После ухода посланца королевы Малерб долго размышлял, пытаясь понять, уместно ли ему надевать траур по матери.
— Вы только подумайте, — сказал он, — каким миловидным сиротой я сделаюсь с моими шестьюдесятью годами и седыми волосами.
И все же в конце концов он решил заказать себе траурное платье.
У Малерба был лакей, которому он платил годовое жалованье в двадцать экю, а сверх того, как сказали бы сегодня, надбавку в десять су ежедневно. Как видно, по масштабам того времени этот лакей поэта получал наравне с лакеем знатного вельможи.
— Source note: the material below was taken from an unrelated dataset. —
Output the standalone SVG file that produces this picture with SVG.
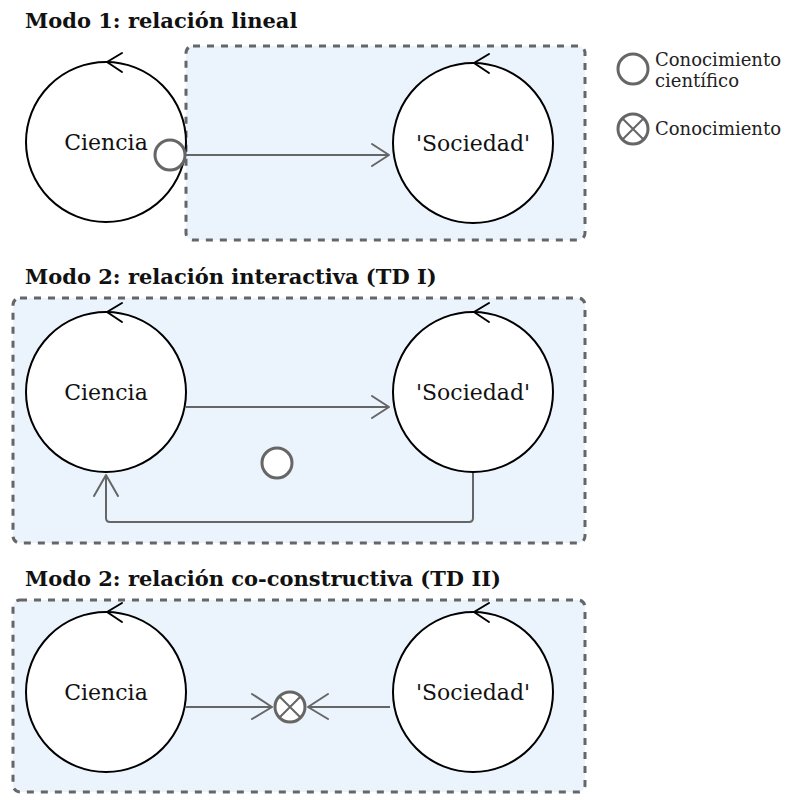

Однако каждый раз, когда этот Фронтен пренебрегал какой-нибудь из своих обязанностей, Малерб подзывал его и делал ему такое внушение:
— Друг мой, когда грешишь перед своим хозяином, грешишь перед Богом, а когда грешишь перед Богом, необходимо, дабы получить прощение за свои прегрешения, поститься и творить милостыню; и потому из ваших ежедневных десяти су я удерживаю пять, чтобы раздать их ради вас беднякам и искупить тем самым ваши грехи.
Мы уже сказали, как Малерб обходился с другими; возможно, у него было на это право, ибо он не щадил и самого себя.
Нередко он говорил Ракану:
— Знаете ли, дорогой собрат, если наши стихи и переживут нас, то вся слава, на какую мы с вами можем надеяться, состоит в том, что нас назовут двумя искусными слогослагателями, добавив при этом, будьте уверены, что мы были двумя полными дураками, ибо занимались всю свою жизнь делом, столь бесполезным для людей и для нас самих, вместо того чтобы употребить ее на развлечения или стяжание богатства.
И в самом деле, Малерб, справедливо или нет, не слишком высоко почитал науки, в особенности те, какие служат лишь удовольствию и сладострастию.
К числу последних он относил и науку поэзии.
Когда однажды некий стихоплет стал жаловаться Малербу, что награды от короля могут ожидать лишь те, кто служит ему в армии или в делах политики, он в ответ сказал так:
— Ах, сударь, когда занимаешься таким глупым ремеслом, как рифмоплетство, не приходится ждать от него ничего, кроме собственного развлечения, и, по моему мнению, самый превосходный поэт полезен государству не более, чем искусный игрок в кегли.
Правда, он не питал большого уважения и к людям вообще.
Как-то раз, рассуждая о Каине и Авеле, он сказал:
— Недурное начало и достойная семейка, черт побери! Их еще трое или четверо на всем свете, и вот уже один убивает другого! По правде сказать, Господь проявил немалую доброту, потрудившись сберечь людей ... Однако после этого, — поправил себя поэт, — он все же утопил их.
Однажды он вместе с Раканом и г-ном Дюмустье отправился к монахам-картезианцам, чтобы повидаться с неким отцом Шазре, который жил среди них, окруженный ореолом святости; однако им не хотели дать разрешение побеседовать с этим достойным человеком, пока каждый из них не прочтет по одному разу «Отче наш».
Когда молитва была завершена, отец Шазре вышел к ним и объявил, что у него есть время лишь на то, чтобы извиниться перед ними, но на беседу с ними у него времени нет.
— Тогда, — сказал Малерб, чрезвычайно раздраженный тем, что ему пришлось утрудить себя впустую, — прикажите вернуть мне мой «Отче наш».
Однажды утром Ракан вошел в кабинет Малерба и застал его раскладывающим в ряд монеты. Тот разложил их двенадцать штук, затем, под первыми двенадцатью, разложил двенадцать других, а под ними — еще шесть. После этого он все повторил снова: двенадцать, двенадцать и шесть.
— Да что это вы тут делаете, черт подери? — спросил Ракан.
— Я составляю основу нового стихотворного размера для оды, — ответил Малерб.
— Я не понимаю вас.
— Погодите, сейчас поймете.
После того как монеты были разложены в ряды: двенадцать, двенадцать и шесть, двенадцать, двенадцать и шесть, Малерб взял перо и написал:
О сколько же шипов, Амур, у роз твоих!
Все счастья ждут в любви, но все решит за них
Случайность роковая!
Чтоб пить нектар любви, любой на все готов,
Терпя мучения от золотых оков,
Но смерти не желая![59]
— Видишь, — сказал он затем, — двенадцать монет — это длинный стих, а шесть — короткий.
Имя Малерба и его заслуги стали известны Генриху IV благодаря лестному отзыву о нем кардинала дю Перрона, прозвучавшему в 1601 году, то есть в то время, когда кардинал был всего лишь епископом Эврё.